Having tempted the mummy’s curse three times in one day, we traveled back to Giza where we were rewarded for our intrepidness with another Fulbright custom: a meal at a great restaurant. Our stop today was Andrea’s, a place popular with both Egyptians and tourists. We climbed down from the bus on a street running alongside a recently dredged canal and walked into a very pleasant walled courtyard. Descending a short flight of stairs, we entered a courtyard paved with stone. Servers in white shirts, black trousers, and vests bustled about carrying trays or escorting guests to their seats. To the left of the entryway was a huge barbecue with a few dozen chickens and other poultry roasting above a bed of coals. Smoke billowed thickly, obscuring the white-coated chef who supervised the cooking. Just next to the rotisserie was a brick bread oven attended by half a dozen women baking pita. We were offered samples—for a token fee—as we approached and some people stopped to taste.

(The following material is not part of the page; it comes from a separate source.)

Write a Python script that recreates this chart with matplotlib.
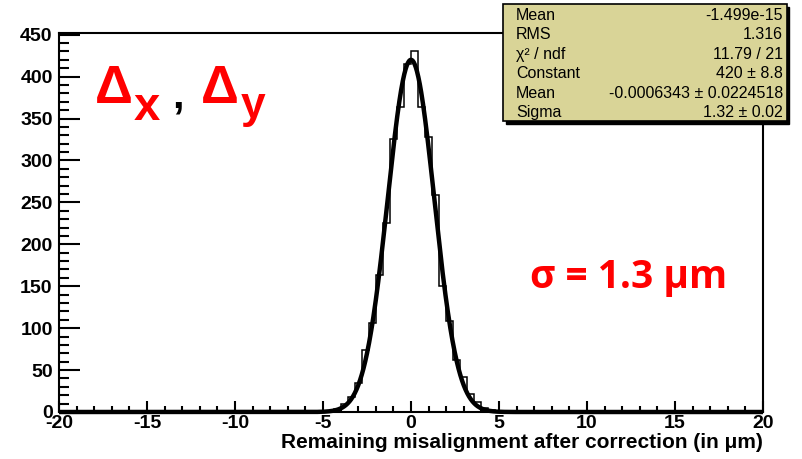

The restaurant had been awaiting our arrival and we were shown to our tables, two long rustic wooden affairs surrounded by equally rustic low chairs. The fare here was basic: three varieties of poultry (chicken, quail, or pigeon), rice, fresh bread, and the usual assortment of appetizers. We placed our orders and talked over plates of Baba Ghanoush, hoummus, pickled beets, stuffed vine leaves, and tahini salad. In short order, our meals arrived and we dug in. It was all good. For a while, it looked as though we might have to retreat to shelter since the wind and clouds built ominously, but the sky soon cleared and we finished out meals without getting wet.
Stomachs and heads full, we piled once more onto the bus and headed back to the Fulbright office. A day well spent and deserving of a relaxing evening during which we might reflect on it.